### SUPPLIED DATA ###

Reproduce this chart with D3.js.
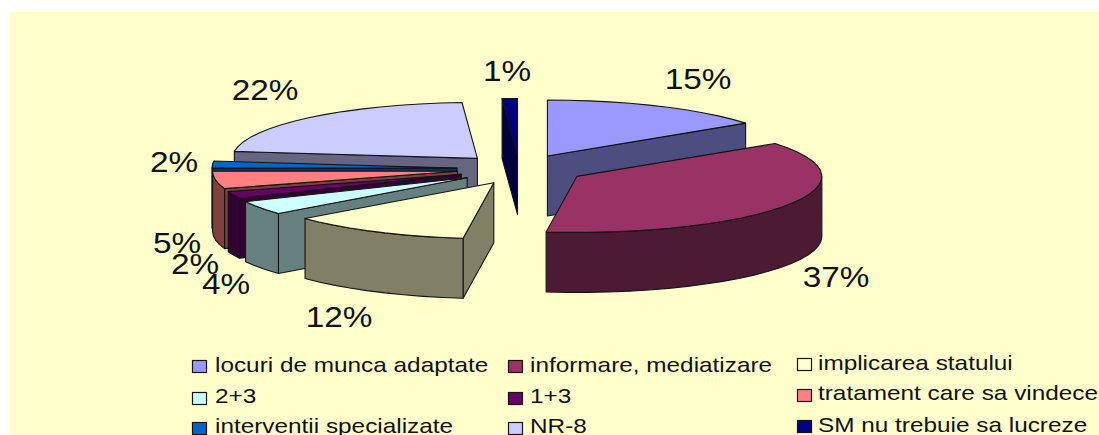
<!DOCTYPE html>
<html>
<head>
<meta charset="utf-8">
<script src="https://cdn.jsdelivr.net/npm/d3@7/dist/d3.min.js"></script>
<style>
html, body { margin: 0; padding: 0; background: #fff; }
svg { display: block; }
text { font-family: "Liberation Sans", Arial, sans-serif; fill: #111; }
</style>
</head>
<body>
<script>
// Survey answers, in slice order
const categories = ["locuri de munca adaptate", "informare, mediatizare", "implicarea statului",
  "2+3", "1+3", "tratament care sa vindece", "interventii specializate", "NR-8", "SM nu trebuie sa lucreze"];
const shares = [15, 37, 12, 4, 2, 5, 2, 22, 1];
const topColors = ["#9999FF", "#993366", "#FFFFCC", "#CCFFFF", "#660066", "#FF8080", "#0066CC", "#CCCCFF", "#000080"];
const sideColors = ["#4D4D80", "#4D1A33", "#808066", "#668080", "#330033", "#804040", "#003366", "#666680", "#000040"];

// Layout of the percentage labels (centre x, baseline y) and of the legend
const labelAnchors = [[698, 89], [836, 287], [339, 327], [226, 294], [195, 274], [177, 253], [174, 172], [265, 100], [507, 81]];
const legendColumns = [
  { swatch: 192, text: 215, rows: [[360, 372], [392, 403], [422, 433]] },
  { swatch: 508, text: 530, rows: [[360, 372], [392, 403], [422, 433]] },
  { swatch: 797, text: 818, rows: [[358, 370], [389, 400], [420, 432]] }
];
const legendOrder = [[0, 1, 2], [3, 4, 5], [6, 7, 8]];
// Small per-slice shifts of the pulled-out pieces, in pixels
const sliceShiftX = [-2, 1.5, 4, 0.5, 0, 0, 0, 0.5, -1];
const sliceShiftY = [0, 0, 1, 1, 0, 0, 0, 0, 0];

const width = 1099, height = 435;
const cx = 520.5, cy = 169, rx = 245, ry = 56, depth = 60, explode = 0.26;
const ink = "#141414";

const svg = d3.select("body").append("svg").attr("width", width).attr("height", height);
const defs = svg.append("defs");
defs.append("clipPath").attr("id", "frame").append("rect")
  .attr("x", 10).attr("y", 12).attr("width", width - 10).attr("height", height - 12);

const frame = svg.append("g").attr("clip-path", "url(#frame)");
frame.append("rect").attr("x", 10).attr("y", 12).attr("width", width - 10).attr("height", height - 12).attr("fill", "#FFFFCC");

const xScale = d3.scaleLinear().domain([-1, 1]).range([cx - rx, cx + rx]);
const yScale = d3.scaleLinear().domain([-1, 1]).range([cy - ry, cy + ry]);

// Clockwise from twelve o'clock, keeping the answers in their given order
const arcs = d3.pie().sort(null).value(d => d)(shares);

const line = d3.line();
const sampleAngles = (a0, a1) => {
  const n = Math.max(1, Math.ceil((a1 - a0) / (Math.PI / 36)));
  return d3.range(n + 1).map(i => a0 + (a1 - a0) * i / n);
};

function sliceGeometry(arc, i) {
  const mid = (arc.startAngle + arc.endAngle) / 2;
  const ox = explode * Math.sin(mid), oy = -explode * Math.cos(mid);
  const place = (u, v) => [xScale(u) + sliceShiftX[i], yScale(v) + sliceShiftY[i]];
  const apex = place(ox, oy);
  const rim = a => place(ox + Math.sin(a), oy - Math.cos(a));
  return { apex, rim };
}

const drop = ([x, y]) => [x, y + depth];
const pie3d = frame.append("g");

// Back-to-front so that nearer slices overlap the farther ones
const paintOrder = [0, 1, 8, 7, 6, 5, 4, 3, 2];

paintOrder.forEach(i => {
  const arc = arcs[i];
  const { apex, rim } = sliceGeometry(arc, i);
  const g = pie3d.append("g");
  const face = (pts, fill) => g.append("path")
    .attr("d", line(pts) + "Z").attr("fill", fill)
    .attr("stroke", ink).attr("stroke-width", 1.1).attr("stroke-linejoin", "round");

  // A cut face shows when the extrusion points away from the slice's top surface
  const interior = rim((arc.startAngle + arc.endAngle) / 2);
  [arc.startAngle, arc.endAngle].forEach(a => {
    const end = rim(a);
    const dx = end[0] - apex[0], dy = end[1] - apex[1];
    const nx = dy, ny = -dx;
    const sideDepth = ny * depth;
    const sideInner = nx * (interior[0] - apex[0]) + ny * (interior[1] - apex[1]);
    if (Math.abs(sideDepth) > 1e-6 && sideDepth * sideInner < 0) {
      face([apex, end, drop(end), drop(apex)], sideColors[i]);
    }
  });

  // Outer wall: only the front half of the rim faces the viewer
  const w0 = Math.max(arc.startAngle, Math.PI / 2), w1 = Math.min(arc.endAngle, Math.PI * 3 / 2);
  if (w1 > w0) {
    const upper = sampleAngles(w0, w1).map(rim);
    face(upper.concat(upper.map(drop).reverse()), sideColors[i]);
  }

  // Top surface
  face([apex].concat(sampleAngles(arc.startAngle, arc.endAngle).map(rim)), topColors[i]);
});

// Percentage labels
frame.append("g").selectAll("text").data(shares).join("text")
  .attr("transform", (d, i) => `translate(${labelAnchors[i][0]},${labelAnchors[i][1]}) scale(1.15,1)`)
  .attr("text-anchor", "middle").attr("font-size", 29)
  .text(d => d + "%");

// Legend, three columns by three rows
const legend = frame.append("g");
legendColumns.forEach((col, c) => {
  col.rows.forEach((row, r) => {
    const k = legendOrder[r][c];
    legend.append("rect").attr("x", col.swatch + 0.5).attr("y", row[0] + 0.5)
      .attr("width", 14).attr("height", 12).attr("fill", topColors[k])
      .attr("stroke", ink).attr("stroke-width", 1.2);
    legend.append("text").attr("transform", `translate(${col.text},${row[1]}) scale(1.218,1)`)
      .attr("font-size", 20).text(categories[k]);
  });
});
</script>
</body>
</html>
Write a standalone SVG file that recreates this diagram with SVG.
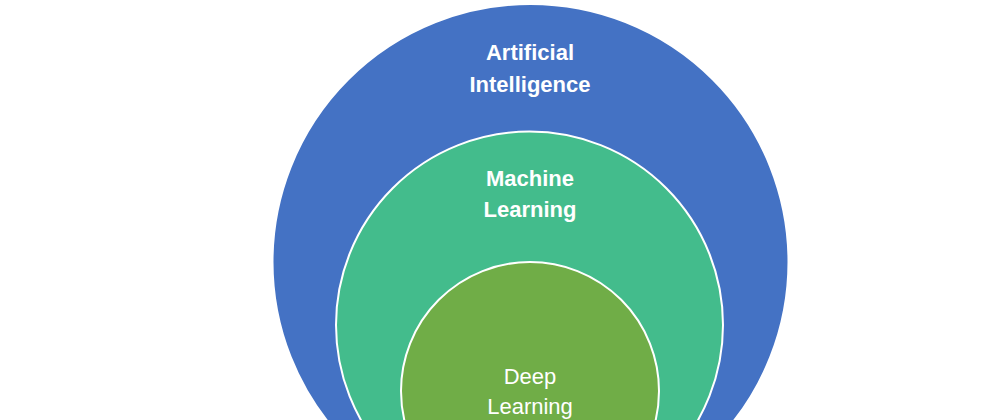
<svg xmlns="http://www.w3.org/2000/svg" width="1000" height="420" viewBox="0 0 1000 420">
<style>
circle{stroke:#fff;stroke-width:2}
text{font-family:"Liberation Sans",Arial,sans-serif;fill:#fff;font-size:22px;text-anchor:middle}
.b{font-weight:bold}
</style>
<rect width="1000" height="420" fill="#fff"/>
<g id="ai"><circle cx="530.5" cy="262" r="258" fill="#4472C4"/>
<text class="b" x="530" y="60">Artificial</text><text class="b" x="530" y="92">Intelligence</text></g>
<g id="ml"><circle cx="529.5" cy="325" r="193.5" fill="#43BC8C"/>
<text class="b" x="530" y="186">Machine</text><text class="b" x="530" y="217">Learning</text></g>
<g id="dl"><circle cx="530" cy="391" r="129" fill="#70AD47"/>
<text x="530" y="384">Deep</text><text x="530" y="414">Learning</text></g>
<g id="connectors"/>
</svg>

###

■ **EXERCISE PROMPT**:
Excluding the pictures, reproduce every entry exactly as given.

■ **FINAL RESULT**:
Reproduce this chart with D3.js.
<!DOCTYPE html>
<html>
<head>
<meta charset="utf-8">
<script src="https://cdn.jsdelivr.net/npm/d3@7/dist/d3.min.js"></script>
<style>
html, body { margin: 0; padding: 0; background: #fff; }
svg { display: block; }
text { font-family: "Liberation Sans", Arial, sans-serif; fill: #111; }
</style>
</head>
<body>
<script>
// Survey answers, in slice order
const categories = ["locuri de munca adaptate", "informare, mediatizare", "implicarea statului",
  "2+3", "1+3", "tratament care sa vindece", "interventii specializate", "NR-8", "SM nu trebuie sa lucreze"];
const shares = [15, 37, 12, 4, 2, 5, 2, 22, 1];
const topColors = ["#9999FF", "#993366", "#FFFFCC", "#CCFFFF", "#660066", "#FF8080", "#0066CC", "#CCCCFF", "#000080"];
const sideColors = ["#4D4D80", "#4D1A33", "#808066", "#668080", "#330033", "#804040", "#003366", "#666680", "#000040"];

// Layout of the percentage labels (centre x, baseline y) and of the legend
const labelAnchors = [[698, 89], [836, 287], [339, 327], [226, 294], [195, 274], [177, 253], [174, 172], [265, 100], [507, 81]];
const legendColumns = [
  { swatch: 192, text: 215, rows: [[360, 372], [392, 403], [422, 433]] },
  { swatch: 508, text: 530, rows: [[360, 372], [392, 403], [422, 433]] },
  { swatch: 797, text: 818, rows: [[358, 370], [389, 400], [420, 432]] }
];
const legendOrder = [[0, 1, 2], [3, 4, 5], [6, 7, 8]];
// Small per-slice shifts of the pulled-out pieces, in pixels
const sliceShiftX = [-2, 1.5, 4, 0.5, 0, 0, 0, 0.5, -1];
const sliceShiftY = [0, 0, 1, 1, 0, 0, 0, 0, 0];

const width = 1099, height = 435;
const cx = 520.5, cy = 169, rx = 245, ry = 56, depth = 60, explode = 0.26;
const ink = "#141414";

const svg = d3.select("body").append("svg").attr("width", width).attr("height", height);
const defs = svg.append("defs");
defs.append("clipPath").attr("id", "frame").append("rect")
  .attr("x", 10).attr("y", 12).attr("width", width - 10).attr("height", height - 12);

const frame = svg.append("g").attr("clip-path", "url(#frame)");
frame.append("rect").attr("x", 10).attr("y", 12).attr("width", width - 10).attr("height", height - 12).attr("fill", "#FFFFCC");

const xScale = d3.scaleLinear().domain([-1, 1]).range([cx - rx, cx + rx]);
const yScale = d3.scaleLinear().domain([-1, 1]).range([cy - ry, cy + ry]);

// Clockwise from twelve o'clock, keeping the answers in their given order
const arcs = d3.pie().sort(null).value(d => d)(shares);

const line = d3.line();
const sampleAngles = (a0, a1) => {
  const n = Math.max(1, Math.ceil((a1 - a0) / (Math.PI / 36)));
  return d3.range(n + 1).map(i => a0 + (a1 - a0) * i / n);
};

function sliceGeometry(arc, i) {
  const mid = (arc.startAngle + arc.endAngle) / 2;
  const ox = explode * Math.sin(mid), oy = -explode * Math.cos(mid);
  const place = (u, v) => [xScale(u) + sliceShiftX[i], yScale(v) + sliceShiftY[i]];
  const apex = place(ox, oy);
  const rim = a => place(ox + Math.sin(a), oy - Math.cos(a));
  return { apex, rim };
}

const drop = ([x, y]) => [x, y + depth];
const pie3d = frame.append("g");

// Back-to-front so that nearer slices overlap the farther ones
const paintOrder = [0, 1, 8, 7, 6, 5, 4, 3, 2];

paintOrder.forEach(i => {
  const arc = arcs[i];
  const { apex, rim } = sliceGeometry(arc, i);
  const g = pie3d.append("g");
  const face = (pts, fill) => g.append("path")
    .attr("d", line(pts) + "Z").attr("fill", fill)
    .attr("stroke", ink).attr("stroke-width", 1.1).attr("stroke-linejoin", "round");

  // A cut face shows when the extrusion points away from the slice's top surface
  const interior = rim((arc.startAngle + arc.endAngle) / 2);
  [arc.startAngle, arc.endAngle].forEach(a => {
    const end = rim(a);
    const dx = end[0] - apex[0], dy = end[1] - apex[1];
    const nx = dy, ny = -dx;
    const sideDepth = ny * depth;
    const sideInner = nx * (interior[0] - apex[0]) + ny * (interior[1] - apex[1]);
    if (Math.abs(sideDepth) > 1e-6 && sideDepth * sideInner < 0) {
      face([apex, end, drop(end), drop(apex)], sideColors[i]);
    }
  });

  // Outer wall: only the front half of the rim faces the viewer
  const w0 = Math.max(arc.startAngle, Math.PI / 2), w1 = Math.min(arc.endAngle, Math.PI * 3 / 2);
  if (w1 > w0) {
    const upper = sampleAngles(w0, w1).map(rim);
    face(upper.concat(upper.map(drop).reverse()), sideColors[i]);
  }

  // Top surface
  face([apex].concat(sampleAngles(arc.startAngle, arc.endAngle).map(rim)), topColors[i]);
});

// Percentage labels
frame.append("g").selectAll("text").data(shares).join("text")
  .attr("transform", (d, i) => `translate(${labelAnchors[i][0]},${labelAnchors[i][1]}) scale(1.15,1)`)
  .attr("text-anchor", "middle").attr("font-size", 29)
  .text(d => d + "%");

// Legend, three columns by three rows
const legend = frame.append("g");
legendColumns.forEach((col, c) => {
  col.rows.forEach((row, r) => {
    const k = legendOrder[r][c];
    legend.append("rect").attr("x", col.swatch + 0.5).attr("y", row[0] + 0.5)
      .attr("width", 14).attr("height", 12).attr("fill", topColors[k])
      .attr("stroke", ink).attr("stroke-width", 1.2);
    legend.append("text").attr("transform", `translate(${col.text},${row[1]}) scale(1.218,1)`)
      .attr("font-size", 20).text(categories[k]);
  });
});
</script>
</body>
</html>
Write a standalone SVG file that recreates this diagram with SVG.
<svg xmlns="http://www.w3.org/2000/svg" width="1000" height="420" viewBox="0 0 1000 420">
<style>
circle{stroke:#fff;stroke-width:2}
text{font-family:"Liberation Sans",Arial,sans-serif;fill:#fff;font-size:22px;text-anchor:middle}
.b{font-weight:bold}
</style>
<rect width="1000" height="420" fill="#fff"/>
<g id="ai"><circle cx="530.5" cy="262" r="258" fill="#4472C4"/>
<text class="b" x="530" y="60">Artificial</text><text class="b" x="530" y="92">Intelligence</text></g>
<g id="ml"><circle cx="529.5" cy="325" r="193.5" fill="#43BC8C"/>
<text class="b" x="530" y="186">Machine</text><text class="b" x="530" y="217">Learning</text></g>
<g id="dl"><circle cx="530" cy="391" r="129" fill="#70AD47"/>
<text x="530" y="384">Deep</text><text x="530" y="414">Learning</text></g>
<g id="connectors"/>
</svg>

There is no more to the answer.